#### [INFORMATION PROVIDED]
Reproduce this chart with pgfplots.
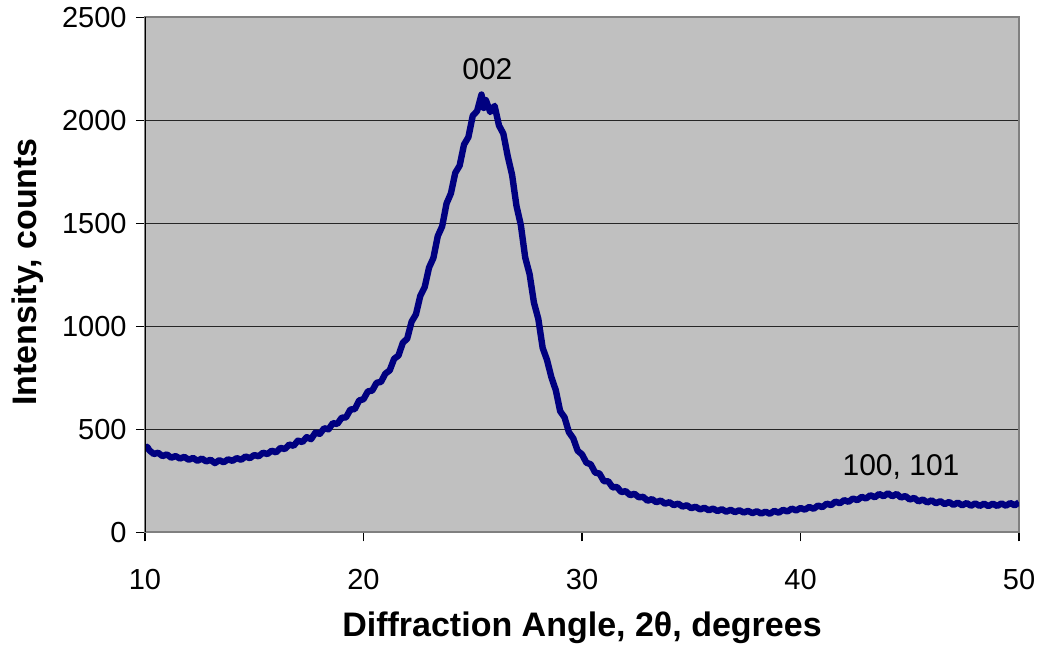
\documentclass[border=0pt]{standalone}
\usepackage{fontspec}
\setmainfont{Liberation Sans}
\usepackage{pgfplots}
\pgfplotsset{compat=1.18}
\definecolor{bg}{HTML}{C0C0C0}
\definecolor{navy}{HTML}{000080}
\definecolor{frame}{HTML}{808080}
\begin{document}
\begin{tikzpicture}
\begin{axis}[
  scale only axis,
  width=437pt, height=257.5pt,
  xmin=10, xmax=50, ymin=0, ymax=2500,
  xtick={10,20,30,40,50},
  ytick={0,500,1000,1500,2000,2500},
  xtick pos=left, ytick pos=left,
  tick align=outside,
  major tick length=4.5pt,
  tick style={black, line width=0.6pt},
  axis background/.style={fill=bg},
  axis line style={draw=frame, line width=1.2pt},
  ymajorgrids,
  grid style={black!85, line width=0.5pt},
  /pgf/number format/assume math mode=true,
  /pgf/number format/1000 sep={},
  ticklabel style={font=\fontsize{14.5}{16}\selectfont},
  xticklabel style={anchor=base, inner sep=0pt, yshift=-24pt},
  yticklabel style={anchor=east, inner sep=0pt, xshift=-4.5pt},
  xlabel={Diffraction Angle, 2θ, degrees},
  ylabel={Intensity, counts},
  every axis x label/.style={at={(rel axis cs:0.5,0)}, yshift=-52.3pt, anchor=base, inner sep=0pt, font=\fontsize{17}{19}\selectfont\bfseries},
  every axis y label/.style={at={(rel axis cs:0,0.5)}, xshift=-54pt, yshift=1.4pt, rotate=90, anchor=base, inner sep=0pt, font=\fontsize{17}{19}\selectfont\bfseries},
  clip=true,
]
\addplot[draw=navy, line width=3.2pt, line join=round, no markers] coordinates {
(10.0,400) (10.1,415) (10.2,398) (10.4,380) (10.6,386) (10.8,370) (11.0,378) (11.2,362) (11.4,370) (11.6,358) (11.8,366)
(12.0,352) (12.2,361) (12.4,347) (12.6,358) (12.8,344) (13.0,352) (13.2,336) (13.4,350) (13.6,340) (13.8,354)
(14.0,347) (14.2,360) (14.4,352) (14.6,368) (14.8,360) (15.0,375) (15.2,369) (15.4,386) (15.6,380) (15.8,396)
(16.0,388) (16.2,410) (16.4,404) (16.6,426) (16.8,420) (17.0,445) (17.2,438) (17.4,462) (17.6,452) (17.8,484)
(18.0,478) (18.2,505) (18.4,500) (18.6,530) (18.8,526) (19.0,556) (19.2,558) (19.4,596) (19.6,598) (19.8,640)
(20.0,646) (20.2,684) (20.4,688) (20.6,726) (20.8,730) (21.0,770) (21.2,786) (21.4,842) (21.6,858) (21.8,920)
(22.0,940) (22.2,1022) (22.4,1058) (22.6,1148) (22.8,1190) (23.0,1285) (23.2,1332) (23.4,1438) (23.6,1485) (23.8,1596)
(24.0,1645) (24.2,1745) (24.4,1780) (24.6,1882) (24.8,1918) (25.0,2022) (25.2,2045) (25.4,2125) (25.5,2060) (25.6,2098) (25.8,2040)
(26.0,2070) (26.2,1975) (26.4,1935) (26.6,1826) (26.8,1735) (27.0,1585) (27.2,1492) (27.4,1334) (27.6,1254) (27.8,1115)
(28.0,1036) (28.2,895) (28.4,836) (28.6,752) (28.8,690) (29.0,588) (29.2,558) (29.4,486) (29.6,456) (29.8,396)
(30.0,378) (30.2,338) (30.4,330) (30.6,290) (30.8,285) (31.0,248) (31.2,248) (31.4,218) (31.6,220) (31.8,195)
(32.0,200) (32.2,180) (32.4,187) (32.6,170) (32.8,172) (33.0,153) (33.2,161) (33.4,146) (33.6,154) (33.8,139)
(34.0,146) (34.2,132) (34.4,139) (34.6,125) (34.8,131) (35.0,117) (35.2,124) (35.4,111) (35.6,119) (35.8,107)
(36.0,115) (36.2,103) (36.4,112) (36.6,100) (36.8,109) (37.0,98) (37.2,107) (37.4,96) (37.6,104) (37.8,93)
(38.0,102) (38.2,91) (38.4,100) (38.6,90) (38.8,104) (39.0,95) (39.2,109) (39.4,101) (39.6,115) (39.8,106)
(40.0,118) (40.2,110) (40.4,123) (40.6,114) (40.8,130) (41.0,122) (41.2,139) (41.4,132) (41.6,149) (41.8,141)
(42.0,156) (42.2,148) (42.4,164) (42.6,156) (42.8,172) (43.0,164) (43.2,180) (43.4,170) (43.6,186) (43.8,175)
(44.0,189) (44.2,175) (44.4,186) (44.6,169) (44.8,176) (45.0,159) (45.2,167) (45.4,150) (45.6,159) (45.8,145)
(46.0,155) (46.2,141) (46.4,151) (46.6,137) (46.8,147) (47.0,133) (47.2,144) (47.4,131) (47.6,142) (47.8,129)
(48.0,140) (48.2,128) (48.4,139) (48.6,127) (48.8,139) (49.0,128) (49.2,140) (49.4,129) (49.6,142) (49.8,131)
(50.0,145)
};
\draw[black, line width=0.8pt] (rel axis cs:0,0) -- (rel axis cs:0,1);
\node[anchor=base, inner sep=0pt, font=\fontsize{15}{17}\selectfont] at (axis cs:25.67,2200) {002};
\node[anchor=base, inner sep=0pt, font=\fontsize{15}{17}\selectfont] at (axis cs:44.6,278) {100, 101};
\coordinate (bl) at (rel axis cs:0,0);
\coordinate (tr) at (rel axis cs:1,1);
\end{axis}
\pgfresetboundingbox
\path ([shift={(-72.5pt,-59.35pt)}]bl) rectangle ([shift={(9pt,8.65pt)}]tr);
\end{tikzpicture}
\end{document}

#### [PROBLEM REQUIREMENTS]
The pictures should not be reproduced; quote all of the other material exactly.

#### [TASK SOLUTION]
Reproduce this chart with pgfplots.
\documentclass[border=0pt]{standalone}
\usepackage{fontspec}
\setmainfont{Liberation Sans}
\usepackage{pgfplots}
\pgfplotsset{compat=1.18}
\definecolor{bg}{HTML}{C0C0C0}
\definecolor{navy}{HTML}{000080}
\definecolor{frame}{HTML}{808080}
\begin{document}
\begin{tikzpicture}
\begin{axis}[
  scale only axis,
  width=437pt, height=257.5pt,
  xmin=10, xmax=50, ymin=0, ymax=2500,
  xtick={10,20,30,40,50},
  ytick={0,500,1000,1500,2000,2500},
  xtick pos=left, ytick pos=left,
  tick align=outside,
  major tick length=4.5pt,
  tick style={black, line width=0.6pt},
  axis background/.style={fill=bg},
  axis line style={draw=frame, line width=1.2pt},
  ymajorgrids,
  grid style={black!85, line width=0.5pt},
  /pgf/number format/assume math mode=true,
  /pgf/number format/1000 sep={},
  ticklabel style={font=\fontsize{14.5}{16}\selectfont},
  xticklabel style={anchor=base, inner sep=0pt, yshift=-24pt},
  yticklabel style={anchor=east, inner sep=0pt, xshift=-4.5pt},
  xlabel={Diffraction Angle, 2θ, degrees},
  ylabel={Intensity, counts},
  every axis x label/.style={at={(rel axis cs:0.5,0)}, yshift=-52.3pt, anchor=base, inner sep=0pt, font=\fontsize{17}{19}\selectfont\bfseries},
  every axis y label/.style={at={(rel axis cs:0,0.5)}, xshift=-54pt, yshift=1.4pt, rotate=90, anchor=base, inner sep=0pt, font=\fontsize{17}{19}\selectfont\bfseries},
  clip=true,
]
\addplot[draw=navy, line width=3.2pt, line join=round, no markers] coordinates {
(10.0,400) (10.1,415) (10.2,398) (10.4,380) (10.6,386) (10.8,370) (11.0,378) (11.2,362) (11.4,370) (11.6,358) (11.8,366)
(12.0,352) (12.2,361) (12.4,347) (12.6,358) (12.8,344) (13.0,352) (13.2,336) (13.4,350) (13.6,340) (13.8,354)
(14.0,347) (14.2,360) (14.4,352) (14.6,368) (14.8,360) (15.0,375) (15.2,369) (15.4,386) (15.6,380) (15.8,396)
(16.0,388) (16.2,410) (16.4,404) (16.6,426) (16.8,420) (17.0,445) (17.2,438) (17.4,462) (17.6,452) (17.8,484)
(18.0,478) (18.2,505) (18.4,500) (18.6,530) (18.8,526) (19.0,556) (19.2,558) (19.4,596) (19.6,598) (19.8,640)
(20.0,646) (20.2,684) (20.4,688) (20.6,726) (20.8,730) (21.0,770) (21.2,786) (21.4,842) (21.6,858) (21.8,920)
(22.0,940) (22.2,1022) (22.4,1058) (22.6,1148) (22.8,1190) (23.0,1285) (23.2,1332) (23.4,1438) (23.6,1485) (23.8,1596)
(24.0,1645) (24.2,1745) (24.4,1780) (24.6,1882) (24.8,1918) (25.0,2022) (25.2,2045) (25.4,2125) (25.5,2060) (25.6,2098) (25.8,2040)
(26.0,2070) (26.2,1975) (26.4,1935) (26.6,1826) (26.8,1735) (27.0,1585) (27.2,1492) (27.4,1334) (27.6,1254) (27.8,1115)
(28.0,1036) (28.2,895) (28.4,836) (28.6,752) (28.8,690) (29.0,588) (29.2,558) (29.4,486) (29.6,456) (29.8,396)
(30.0,378) (30.2,338) (30.4,330) (30.6,290) (30.8,285) (31.0,248) (31.2,248) (31.4,218) (31.6,220) (31.8,195)
(32.0,200) (32.2,180) (32.4,187) (32.6,170) (32.8,172) (33.0,153) (33.2,161) (33.4,146) (33.6,154) (33.8,139)
(34.0,146) (34.2,132) (34.4,139) (34.6,125) (34.8,131) (35.0,117) (35.2,124) (35.4,111) (35.6,119) (35.8,107)
(36.0,115) (36.2,103) (36.4,112) (36.6,100) (36.8,109) (37.0,98) (37.2,107) (37.4,96) (37.6,104) (37.8,93)
(38.0,102) (38.2,91) (38.4,100) (38.6,90) (38.8,104) (39.0,95) (39.2,109) (39.4,101) (39.6,115) (39.8,106)
(40.0,118) (40.2,110) (40.4,123) (40.6,114) (40.8,130) (41.0,122) (41.2,139) (41.4,132) (41.6,149) (41.8,141)
(42.0,156) (42.2,148) (42.4,164) (42.6,156) (42.8,172) (43.0,164) (43.2,180) (43.4,170) (43.6,186) (43.8,175)
(44.0,189) (44.2,175) (44.4,186) (44.6,169) (44.8,176) (45.0,159) (45.2,167) (45.4,150) (45.6,159) (45.8,145)
(46.0,155) (46.2,141) (46.4,151) (46.6,137) (46.8,147) (47.0,133) (47.2,144) (47.4,131) (47.6,142) (47.8,129)
(48.0,140) (48.2,128) (48.4,139) (48.6,127) (48.8,139) (49.0,128) (49.2,140) (49.4,129) (49.6,142) (49.8,131)
(50.0,145)
};
\draw[black, line width=0.8pt] (rel axis cs:0,0) -- (rel axis cs:0,1);
\node[anchor=base, inner sep=0pt, font=\fontsize{15}{17}\selectfont] at (axis cs:25.67,2200) {002};
\node[anchor=base, inner sep=0pt, font=\fontsize{15}{17}\selectfont] at (axis cs:44.6,278) {100, 101};
\coordinate (bl) at (rel axis cs:0,0);
\coordinate (tr) at (rel axis cs:1,1);
\end{axis}
\pgfresetboundingbox
\path ([shift={(-72.5pt,-59.35pt)}]bl) rectangle ([shift={(9pt,8.65pt)}]tr);
\end{tikzpicture}
\end{document}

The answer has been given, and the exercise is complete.